▶ Your instructions: All entries must be repeated exactly; do not include the pictures.

──────── Input

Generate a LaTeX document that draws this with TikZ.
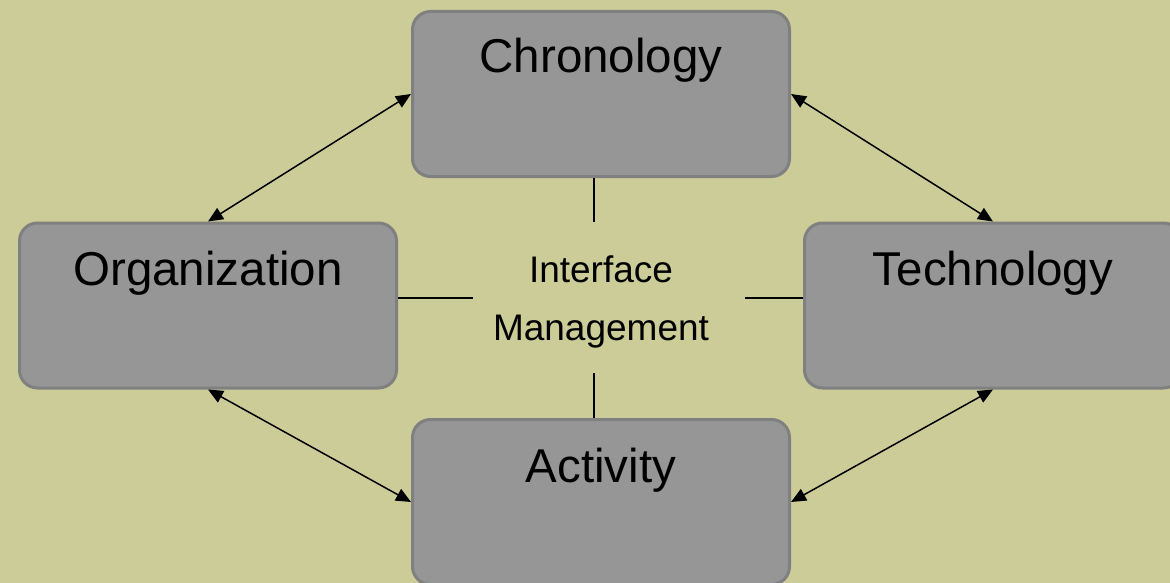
\documentclass[tikz,border=0pt]{standalone}
\usepackage{fontspec}
\setmainfont{Liberation Sans}
\usetikzlibrary{arrows.meta}
\definecolor{bgolive}{RGB}{204,204,153}
\definecolor{boxfill}{RGB}{150,150,150}
\definecolor{boxline}{RGB}{128,128,128}
\begin{document}
\begin{tikzpicture}[x=1pt,y=-1pt,
  box/.style={draw=boxline, line width=3pt, fill=boxfill, rounded corners=18pt,
    minimum width=377pt, minimum height=165pt, inner sep=0pt},
  title/.style={anchor=base, inner sep=0pt, font=\fontsize{47.5}{57}\selectfont},
  imtext/.style={anchor=base, inner sep=0pt, font=\fontsize{37}{44}\selectfont},
  link/.style={line width=1.5pt,
    {Triangle[length=15pt,width=13pt]}-{Triangle[length=15pt,width=13pt]}},
  tie/.style={line width=1.5pt}]
  % canvas
  \clip (0,0) rectangle (1170,583);
  \fill[bgolive] (0,0) rectangle (1170,583);

  % the four boxes
  \node[box] (chron) at (601,94) {};
  \node[box] (org)   at (208,305.5) {};
  \node[box] (tech)  at (993,305.5) {};
  \node[box] (act)   at (601,502) {};

  % box titles
  \node[title] (chront) at (601,73)  {Chronology};
  \node[title] (orgt)   at (208,285) {Organization};
  \node[title] (techt)  at (993,285) {Technology};
  \node[title] (actt)   at (601,482) {Activity};

  % centre label
  \node[imtext] (imtop) at (601,282) {Interface};
  \node[imtext] (imbot) at (601,340) {Management};

  % two-way links between neighbouring boxes
  \draw[link] (chron.west) -- (org.north);
  \draw[link] (chron.east) -- (tech.north);
  \draw[link] (org.south)  -- (act.west);
  \draw[link] (act.east)   -- (tech.south);

  % short ties towards the centre label
  \coordinate (ct) at (594,222);
  \coordinate (cb) at (594,373);
  \coordinate (cl) at (473,298);
  \coordinate (cr) at (745,298);
  \draw[tie] (chron.south -| ct) -- (ct);
  \draw[tie] (cb) -- (act.north -| cb);
  \draw[tie] (org.east |- cl) -- (cl);
  \draw[tie] (cr) -- (tech.west |- cr);
\end{tikzpicture}
\end{document}
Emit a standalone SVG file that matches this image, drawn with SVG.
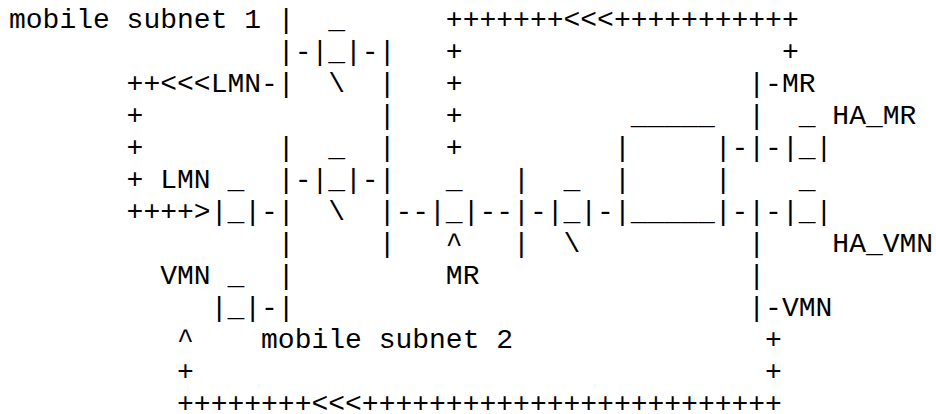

────────────────

▶ Finished answer:
Generate a LaTeX document that draws this with TikZ.
\documentclass[tikz,border=0pt]{standalone}
\usepackage{fontspec}
\setmainfont{Liberation Sans}
\usetikzlibrary{arrows.meta}
\definecolor{bgolive}{RGB}{204,204,153}
\definecolor{boxfill}{RGB}{150,150,150}
\definecolor{boxline}{RGB}{128,128,128}
\begin{document}
\begin{tikzpicture}[x=1pt,y=-1pt,
  box/.style={draw=boxline, line width=3pt, fill=boxfill, rounded corners=18pt,
    minimum width=377pt, minimum height=165pt, inner sep=0pt},
  title/.style={anchor=base, inner sep=0pt, font=\fontsize{47.5}{57}\selectfont},
  imtext/.style={anchor=base, inner sep=0pt, font=\fontsize{37}{44}\selectfont},
  link/.style={line width=1.5pt,
    {Triangle[length=15pt,width=13pt]}-{Triangle[length=15pt,width=13pt]}},
  tie/.style={line width=1.5pt}]
  % canvas
  \clip (0,0) rectangle (1170,583);
  \fill[bgolive] (0,0) rectangle (1170,583);

  % the four boxes
  \node[box] (chron) at (601,94) {};
  \node[box] (org)   at (208,305.5) {};
  \node[box] (tech)  at (993,305.5) {};
  \node[box] (act)   at (601,502) {};

  % box titles
  \node[title] (chront) at (601,73)  {Chronology};
  \node[title] (orgt)   at (208,285) {Organization};
  \node[title] (techt)  at (993,285) {Technology};
  \node[title] (actt)   at (601,482) {Activity};

  % centre label
  \node[imtext] (imtop) at (601,282) {Interface};
  \node[imtext] (imbot) at (601,340) {Management};

  % two-way links between neighbouring boxes
  \draw[link] (chron.west) -- (org.north);
  \draw[link] (chron.east) -- (tech.north);
  \draw[link] (org.south)  -- (act.west);
  \draw[link] (act.east)   -- (tech.south);

  % short ties towards the centre label
  \coordinate (ct) at (594,222);
  \coordinate (cb) at (594,373);
  \coordinate (cl) at (473,298);
  \coordinate (cr) at (745,298);
  \draw[tie] (chron.south -| ct) -- (ct);
  \draw[tie] (cb) -- (act.north -| cb);
  \draw[tie] (org.east |- cl) -- (cl);
  \draw[tie] (cr) -- (tech.west |- cr);
\end{tikzpicture}
\end{document}
Emit a standalone SVG file that matches this image, drawn with SVG.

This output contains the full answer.